Task objective :: Write out the data again exactly, skipping every picture.
^^^^^^^^
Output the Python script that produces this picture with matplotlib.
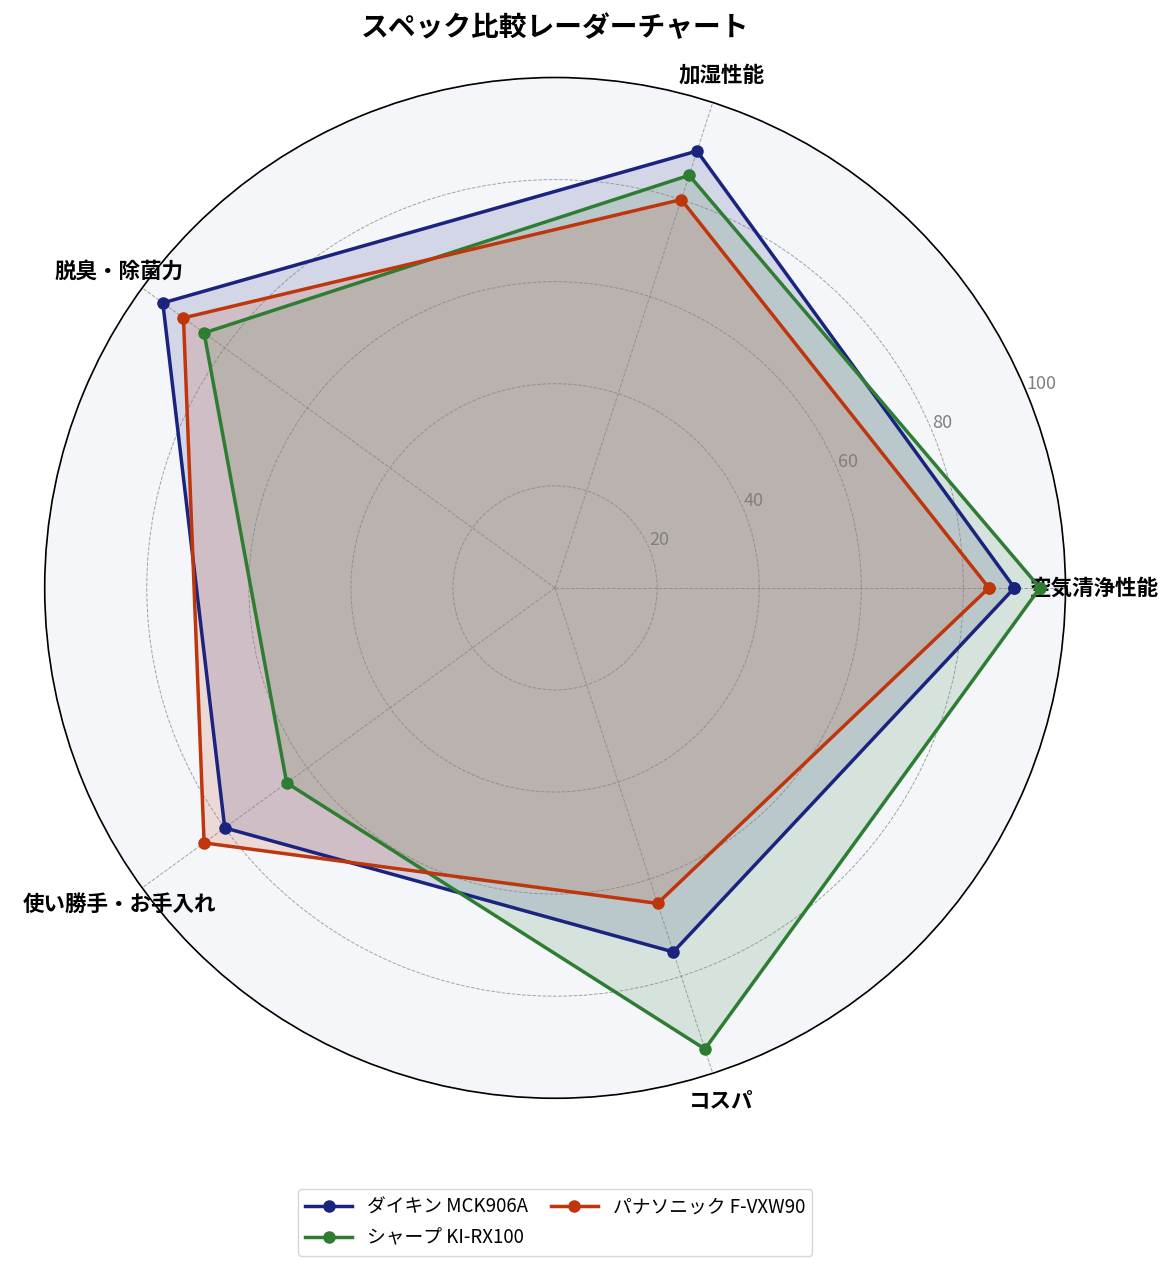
import matplotlib.pyplot as plt
import numpy as np

plt.rcParams['font.family'] = ['Noto Sans CJK JP', 'DejaVu Sans']

categories = ['空気清浄性能', '加湿性能', '脱臭・除菌力', '使い勝手・お手入れ', 'コスパ']
daikin = [90, 90, 95, 80, 75]
sharp = [95, 85, 85, 65, 95]
panasonic = [85, 80, 90, 85, 65]
series_names = ['ダイキン MCK906A', 'シャープ KI-RX100', 'パナソニック F-VXW90']
colors = ['#1a237e', '#2e7d32', '#bf360c']
r_ticks = [20, 40, 60, 80, 100]

angles = np.linspace(0, 2 * np.pi, len(categories), endpoint=False)
angles_closed = np.concatenate([angles, angles[:1]])

fig = plt.figure(figsize=(11.76, 12.67), dpi=100)
ax = fig.add_axes([0.038, 0.133, 0.868, 0.806], polar=True)
ax.set_facecolor('#f4f6fa')

for name, vals, c in zip(series_names, [daikin, sharp, panasonic], colors):
    v = np.concatenate([vals, vals[:1]])
    ax.plot(angles_closed, v, color=c, linewidth=2.5, marker='o', markersize=8, label=name)
    ax.fill(angles_closed, v, color=c, alpha=0.15)

ax.set_ylim(0, 100)
ax.set_xticks(angles)
ax.set_xticklabels(categories, fontsize=15.5, fontweight='bold')
ax.tick_params(axis='x', pad=10)
ax.set_yticks(r_ticks)
ax.set_yticklabels([str(t) for t in r_ticks], fontsize=13, color='gray')
ax.set_rlabel_position(22.5)
ax.grid(True, linestyle='--', linewidth=0.7, color='gray', alpha=0.7)
ax.spines['polar'].set_color('black')
ax.spines['polar'].set_linewidth(1.2)

ax.set_title('スペック比較レーダーチャート', fontsize=20, fontweight='bold', pad=30)
ax.legend(loc='upper center', bbox_to_anchor=(0.5, -0.08), ncol=2, fontsize=13.5,
          handlelength=2.5, columnspacing=1.2)

fig.savefig('out.png', dpi=100)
^^^^^^^^
Task answer ::
Output the Python script that produces this picture with matplotlib.
import matplotlib.pyplot as plt
import numpy as np

plt.rcParams['font.family'] = ['Noto Sans CJK JP', 'DejaVu Sans']

categories = ['空気清浄性能', '加湿性能', '脱臭・除菌力', '使い勝手・お手入れ', 'コスパ']
daikin = [90, 90, 95, 80, 75]
sharp = [95, 85, 85, 65, 95]
panasonic = [85, 80, 90, 85, 65]
series_names = ['ダイキン MCK906A', 'シャープ KI-RX100', 'パナソニック F-VXW90']
colors = ['#1a237e', '#2e7d32', '#bf360c']
r_ticks = [20, 40, 60, 80, 100]

angles = np.linspace(0, 2 * np.pi, len(categories), endpoint=False)
angles_closed = np.concatenate([angles, angles[:1]])

fig = plt.figure(figsize=(11.76, 12.67), dpi=100)
ax = fig.add_axes([0.038, 0.133, 0.868, 0.806], polar=True)
ax.set_facecolor('#f4f6fa')

for name, vals, c in zip(series_names, [daikin, sharp, panasonic], colors):
    v = np.concatenate([vals, vals[:1]])
    ax.plot(angles_closed, v, color=c, linewidth=2.5, marker='o', markersize=8, label=name)
    ax.fill(angles_closed, v, color=c, alpha=0.15)

ax.set_ylim(0, 100)
ax.set_xticks(angles)
ax.set_xticklabels(categories, fontsize=15.5, fontweight='bold')
ax.tick_params(axis='x', pad=10)
ax.set_yticks(r_ticks)
ax.set_yticklabels([str(t) for t in r_ticks], fontsize=13, color='gray')
ax.set_rlabel_position(22.5)
ax.grid(True, linestyle='--', linewidth=0.7, color='gray', alpha=0.7)
ax.spines['polar'].set_color('black')
ax.spines['polar'].set_linewidth(1.2)

ax.set_title('スペック比較レーダーチャート', fontsize=20, fontweight='bold', pad=30)
ax.legend(loc='upper center', bbox_to_anchor=(0.5, -0.08), ncol=2, fontsize=13.5,
          handlelength=2.5, columnspacing=1.2)

fig.savefig('out.png', dpi=100)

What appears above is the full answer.